RIAA Steps Up P2P Legal Campaign


The Recording Industry Association of America (RIAA) launched its back-to-school,
anti peer-to-peer (P2P) campaign Tuesday with a national media briefing
praising the efforts of a handful of colleges and universities to stop piracy.
But Wednesday, the group showed its less friendly
side, filing another 744 individual lawsuits for illegal file sharing.


The RIAA filed 592 John Doe lawsuits in Georgia, Missouri, California, New
York, Texas, Kentucky, New Jersey and Wisconsin. An additional 152 legal
actions were filed against named defendants who were identified through
previous litigation and either declined or ignored efforts to settle with the RIAA.


The RIAA also announced it was expanding its range of targets.
Lawsuits it has filed since last year primarily
focused on users of popular P2P sites, such as Kazaa, Grokster and Morpheus.
In today’s action, the RIAA also included eDonkey and Limewire users.


The lawsuits come less than a week after a U.S. Appeals Court upheld a lower
court decision, which ruled that the controversial P2P services are legal even if
their users engage in illegal acts like copyright infringement.


“Just as enforcement strategies for street piracy adapt with changing
circumstances, the same goes for combating piracy online,” RIAA President
Cary Sherman said in a statement. “We are adjusting and expanding our
efforts to target illegal file sharing on additional platforms like eDonkey
and others. There will always be a degree of piracy, both on the street and
online. But without a strong measure of deterrence, piracy will overwhelm
and choke the creation and distribution of music.”

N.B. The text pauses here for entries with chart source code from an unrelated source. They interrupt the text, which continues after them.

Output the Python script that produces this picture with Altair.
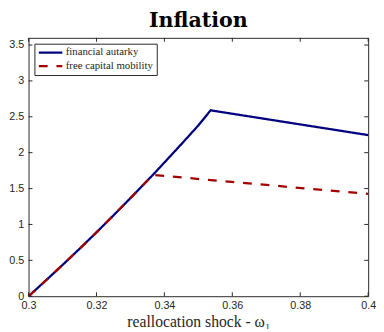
import altair as alt
import pandas as pd

# data
x_aut = [0.300, 0.305, 0.310, 0.315, 0.320, 0.325, 0.330, 0.3366, 0.340, 0.345, 0.350, 0.3536, 0.400]
y_aut = [0.00, 0.215, 0.435, 0.66, 0.89, 1.126, 1.367, 1.69, 1.863, 2.119, 2.38, 2.59, 2.245]
x_fcm = [0.300, 0.305, 0.310, 0.315, 0.320, 0.325, 0.330, 0.3366, 0.400]
y_fcm = [0.00, 0.215, 0.435, 0.66, 0.89, 1.126, 1.367, 1.69, 1.425]
series = ["financial autarky", "free capital mobility"]
x_ticks = [0.30, 0.32, 0.34, 0.36, 0.38, 0.40]
y_ticks = [0, 0.5, 1, 1.5, 2, 2.5, 3, 3.5]

rows = [{"x": a, "y": b, "s": series[0], "o": i} for i, (a, b) in enumerate(zip(x_aut, y_aut))]
rows += [{"x": a, "y": b, "s": series[1], "o": i} for i, (a, b) in enumerate(zip(x_fcm, y_fcm))]
df = pd.DataFrame(rows)

W, H = 347, 264
TK = 4
tick_col = "#262626"
XT = "reallocation shock - ω₁"

xs = alt.Scale(domain=[0.3, 0.4], nice=False, zero=False)
ys = alt.Scale(domain=[0, 3.6], nice=False)

x_axis = alt.Axis(
    values=x_ticks, format=".2~f", title=XT,
    titleFont="Liberation Serif", titleFontSize=16, titleFontWeight="normal",
    titleColor="#262626", titlePadding=3,
    labelFont="Liberation Sans", labelFontSize=11, labelColor="#262626",
    labelPadding=4, tickSize=0, ticks=False, domain=False, grid=False,
    labelFlush=False, labelOverlap=False)
y_axis = alt.Axis(
    values=y_ticks, format="~g", title=None,
    labelFont="Liberation Sans", labelFontSize=11, labelColor="#262626",
    labelPadding=5, tickSize=0, ticks=False, domain=False, grid=False,
    labelFlush=False, labelOverlap=False)

lines = alt.Chart(df).mark_line(strokeWidth=2.3).encode(
    x=alt.X("x:Q", scale=xs, axis=x_axis, title=XT),
    y=alt.Y("y:Q", scale=ys, axis=y_axis, title=None),
    color=alt.Color("s:N", scale=alt.Scale(domain=series, range=["#00007F", "#A30000"]),
                    legend=alt.Legend(title=None, orient="top-left", offset=6,
                                      symbolType="stroke", symbolSize=576,
                                      symbolStrokeWidth=2.3, clipHeight=12,
                                      labelFont="Liberation Serif", labelFontSize=11,
                                      labelColor="#262626",
                                      strokeColor="#262626", fillColor="white",
                                      padding=3, rowPadding=2, labelOffset=2)),
    strokeDash=alt.StrokeDash("s:N", scale=alt.Scale(domain=series, range=[[1, 0], [9, 9]]),
                              legend=alt.Legend(title=None, orient="top-left", offset=6)),
    order="o:Q",
)

xt = pd.DataFrame({"v": x_ticks})
yt = pd.DataFrame({"v": y_ticks})

bottom = alt.Chart(xt).mark_rule(color=tick_col, strokeWidth=1).encode(
    x=alt.X("v:Q", scale=xs, axis=x_axis, title=XT),
    y=alt.value(H), y2=alt.value(H - TK))
top = alt.Chart(xt).mark_rule(color=tick_col, strokeWidth=1).encode(
    x=alt.X("v:Q", scale=xs, axis=x_axis, title=XT),
    y=alt.value(0), y2=alt.value(TK))
left = alt.Chart(yt).mark_rule(color=tick_col, strokeWidth=1).encode(
    y=alt.Y("v:Q", scale=ys, axis=y_axis, title=None),
    x=alt.value(0), x2=alt.value(TK))
right = alt.Chart(yt).mark_rule(color=tick_col, strokeWidth=1).encode(
    y=alt.Y("v:Q", scale=ys, axis=y_axis, title=None),
    x=alt.value(W), x2=alt.value(W - TK))

chart = alt.layer(lines, bottom, top, left, right).properties(
    width=W, height=H,
    autosize=alt.AutoSizeParams(type="none"),
    padding={"left": 21, "top": 27, "right": 8, "bottom": 30},
    title=alt.TitleParams("Inflation", font="DejaVu Serif", fontSize=21, fontWeight="bold",
                          color="black", anchor="middle", frame="group", offset=7),
).configure_view(stroke=tick_col, strokeWidth=1)

chart.save("out.html", embed_options={"renderer": "svg", "actions": False})
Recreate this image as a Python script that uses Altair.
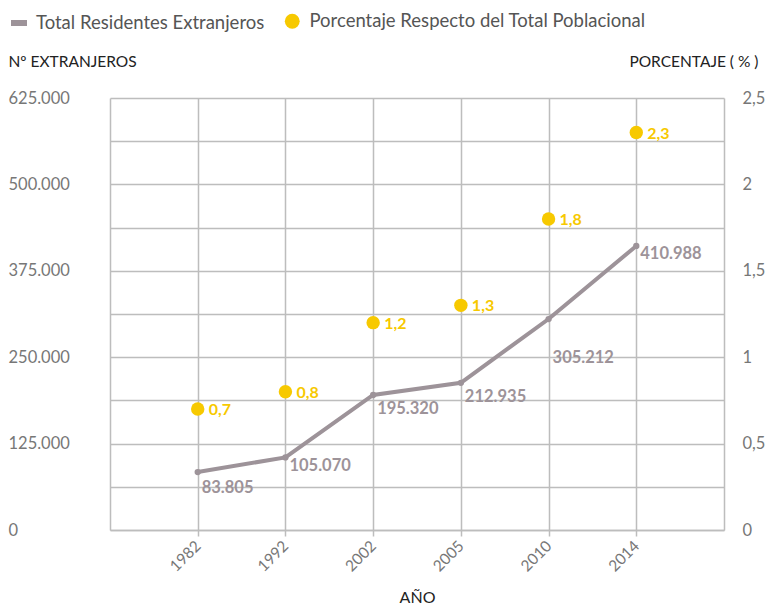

P2P United’s Adam Eisgrau, who heads the file-swapping service’s Washington
lobbying arm, called the new wave of lawsuits a “new spin on an old story.
The message from the [music] industry is: sue you.”

The RIAA did not
immediately return inquiries regarding its latest legal blitz.


After last week’s court decision, both Sherman and Motion Picture
Association of America President Jack Valenti stressed that, while the P2P
technology may be legal, the courts have emphatically ruled that the
copyright infringements of its users are not.

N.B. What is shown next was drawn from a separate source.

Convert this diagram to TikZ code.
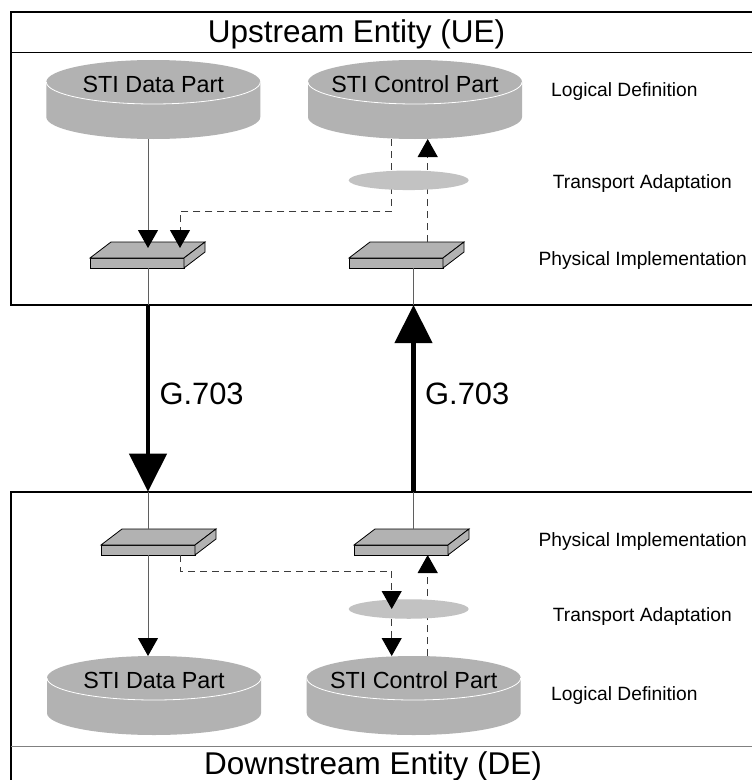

According to the RIAA, there has been an “extraordinary leap” in awareness
about the law and the availability of legal online alternatives to P2P
services during the past year.

Only a year ago, it was holding loaded revolver at universities, preparing to make
them accountable for their students’ illegal behavior. The RIAA was about
to sue thousands of individuals for copyright
infringement, many of whom were students using university networks, which made the schools
liable.


In response to the RIAA’s heavy hand, universities amended their orientation sessions
to include copyright infringement, and they changed
discussions and personal conduct codes to stiffen penalties for
students caught using school networks to illegally swap music. Administrations
have distributed notices, posters and fliers educating students, faculty
and staff on the potential legal liability for copyright infringement.

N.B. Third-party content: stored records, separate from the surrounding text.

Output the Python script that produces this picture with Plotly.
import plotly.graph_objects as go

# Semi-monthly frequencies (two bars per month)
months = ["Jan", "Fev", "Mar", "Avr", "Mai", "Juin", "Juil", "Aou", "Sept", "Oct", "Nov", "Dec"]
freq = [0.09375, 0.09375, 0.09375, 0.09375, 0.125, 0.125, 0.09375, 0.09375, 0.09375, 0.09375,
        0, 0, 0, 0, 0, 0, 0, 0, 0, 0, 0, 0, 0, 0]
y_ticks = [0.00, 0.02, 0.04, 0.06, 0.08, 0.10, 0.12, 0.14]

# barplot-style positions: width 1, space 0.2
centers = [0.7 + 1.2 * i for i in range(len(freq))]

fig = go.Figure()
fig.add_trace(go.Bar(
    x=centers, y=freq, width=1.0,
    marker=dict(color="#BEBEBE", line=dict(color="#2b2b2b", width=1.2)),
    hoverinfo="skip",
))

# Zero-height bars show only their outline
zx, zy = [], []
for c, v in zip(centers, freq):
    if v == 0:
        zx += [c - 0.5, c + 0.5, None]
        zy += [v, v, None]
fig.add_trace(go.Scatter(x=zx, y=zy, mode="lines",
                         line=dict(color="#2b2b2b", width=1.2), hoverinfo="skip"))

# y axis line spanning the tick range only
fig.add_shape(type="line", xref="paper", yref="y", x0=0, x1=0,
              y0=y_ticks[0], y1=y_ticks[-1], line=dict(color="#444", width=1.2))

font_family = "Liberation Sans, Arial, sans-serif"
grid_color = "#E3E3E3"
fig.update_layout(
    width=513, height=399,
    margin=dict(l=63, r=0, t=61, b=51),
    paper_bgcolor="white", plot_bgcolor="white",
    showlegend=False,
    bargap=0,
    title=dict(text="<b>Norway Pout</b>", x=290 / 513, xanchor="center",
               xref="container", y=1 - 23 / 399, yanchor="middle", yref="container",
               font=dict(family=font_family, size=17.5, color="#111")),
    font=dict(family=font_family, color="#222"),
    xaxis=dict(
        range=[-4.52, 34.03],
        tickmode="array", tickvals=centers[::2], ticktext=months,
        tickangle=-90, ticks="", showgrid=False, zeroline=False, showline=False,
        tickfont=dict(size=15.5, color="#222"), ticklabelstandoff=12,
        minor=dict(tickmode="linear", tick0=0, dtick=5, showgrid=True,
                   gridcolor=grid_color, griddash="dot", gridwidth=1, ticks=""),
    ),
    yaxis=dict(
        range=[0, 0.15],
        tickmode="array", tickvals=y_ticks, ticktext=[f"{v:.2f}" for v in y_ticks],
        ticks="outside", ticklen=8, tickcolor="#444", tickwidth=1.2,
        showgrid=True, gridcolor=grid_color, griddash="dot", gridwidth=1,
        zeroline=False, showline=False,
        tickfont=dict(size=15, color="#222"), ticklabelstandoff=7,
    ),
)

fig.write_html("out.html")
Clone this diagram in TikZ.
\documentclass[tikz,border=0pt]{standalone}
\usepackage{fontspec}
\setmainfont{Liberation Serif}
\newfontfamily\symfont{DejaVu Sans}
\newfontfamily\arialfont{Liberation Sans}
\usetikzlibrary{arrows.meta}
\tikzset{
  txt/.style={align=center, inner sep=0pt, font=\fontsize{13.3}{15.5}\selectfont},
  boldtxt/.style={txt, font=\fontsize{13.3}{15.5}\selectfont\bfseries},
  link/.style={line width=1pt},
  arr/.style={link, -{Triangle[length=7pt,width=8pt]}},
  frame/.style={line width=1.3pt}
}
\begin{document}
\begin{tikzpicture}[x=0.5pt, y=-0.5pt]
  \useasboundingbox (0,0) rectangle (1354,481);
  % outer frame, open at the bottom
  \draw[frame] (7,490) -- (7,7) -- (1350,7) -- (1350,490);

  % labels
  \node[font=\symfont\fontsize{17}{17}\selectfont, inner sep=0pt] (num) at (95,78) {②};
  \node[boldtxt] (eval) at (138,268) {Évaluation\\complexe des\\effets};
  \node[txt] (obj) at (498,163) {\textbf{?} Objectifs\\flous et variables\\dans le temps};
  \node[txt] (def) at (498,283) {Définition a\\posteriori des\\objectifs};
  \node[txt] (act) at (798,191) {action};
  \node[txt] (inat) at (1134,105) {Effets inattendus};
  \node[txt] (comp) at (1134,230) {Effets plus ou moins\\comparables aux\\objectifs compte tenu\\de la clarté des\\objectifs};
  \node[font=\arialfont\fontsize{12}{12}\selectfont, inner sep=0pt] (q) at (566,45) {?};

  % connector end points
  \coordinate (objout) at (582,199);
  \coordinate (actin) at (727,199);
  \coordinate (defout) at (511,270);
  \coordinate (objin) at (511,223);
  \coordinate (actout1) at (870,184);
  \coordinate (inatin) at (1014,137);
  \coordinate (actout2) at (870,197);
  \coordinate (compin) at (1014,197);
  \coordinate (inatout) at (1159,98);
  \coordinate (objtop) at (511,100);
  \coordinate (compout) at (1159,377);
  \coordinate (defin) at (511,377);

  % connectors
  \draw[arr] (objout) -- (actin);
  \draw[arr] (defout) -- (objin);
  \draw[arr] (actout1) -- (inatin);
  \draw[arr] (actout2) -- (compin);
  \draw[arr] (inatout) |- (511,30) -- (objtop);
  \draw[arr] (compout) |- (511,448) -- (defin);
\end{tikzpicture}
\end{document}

In some cases, universities joined forces with P2P sites in order to legitimate
the practice of downloading music.


Penn State cut a deal with the reborn Napster to allow students
unlimited downloads for a still undisclosed monthly fee to be paid by the
university. Burning tracks to a CD, though, will cost an extra 99 cents per track, which is to be paid by the student.
Since the Penn State deal, 19 more schools have signed up for similar programs.

Tuesday, Sherman and Penn State University
President Graham Spanier, who are co-chairmen of the Joint Committee of Higher
Education and Entertainment Communities, were effusive in their praise of
legitimate services being rolled out at 20 colleges and universities.


“Legitimate online services are a promising approach,” Sherman told
reporters. “A year ago, very few schools even viewed
[copyright infringement] as a problem. Twenty is a pretty good number.”


Spanier said students like the service, although neither he nor Sherman
could provide data that the legitimate services have reduced P2P music
swapping on college campuses.


“When we initially announced it, there were some students who weren’t very
supportive of it — who’d rather not see any university funding used for this
purpose. But those complaints have pretty much vanished,” Spanier said. “Now
what we have is students embracing the service, using it, and actually
asking for additional enhancements.”


Napster, Real Networks and Ruckus began hustling the schools
with discounted music services with “tethered downloads.” Apple has also offered
to license its popular iTunes music store to college and universities.


“This is an extraordinarily promising trend that will only continue in the
coming academic year,” a Joint Committee of Higher Education and
Entertainment Communities report to Congress states. “These programs have
garnered substantial attention and many schools, even student groups, have
formed task forces to determine whether legitimate services on campus are a
viable alternative and which services might be right for them.”


Meanwhile, the individual lawsuits continue unabated.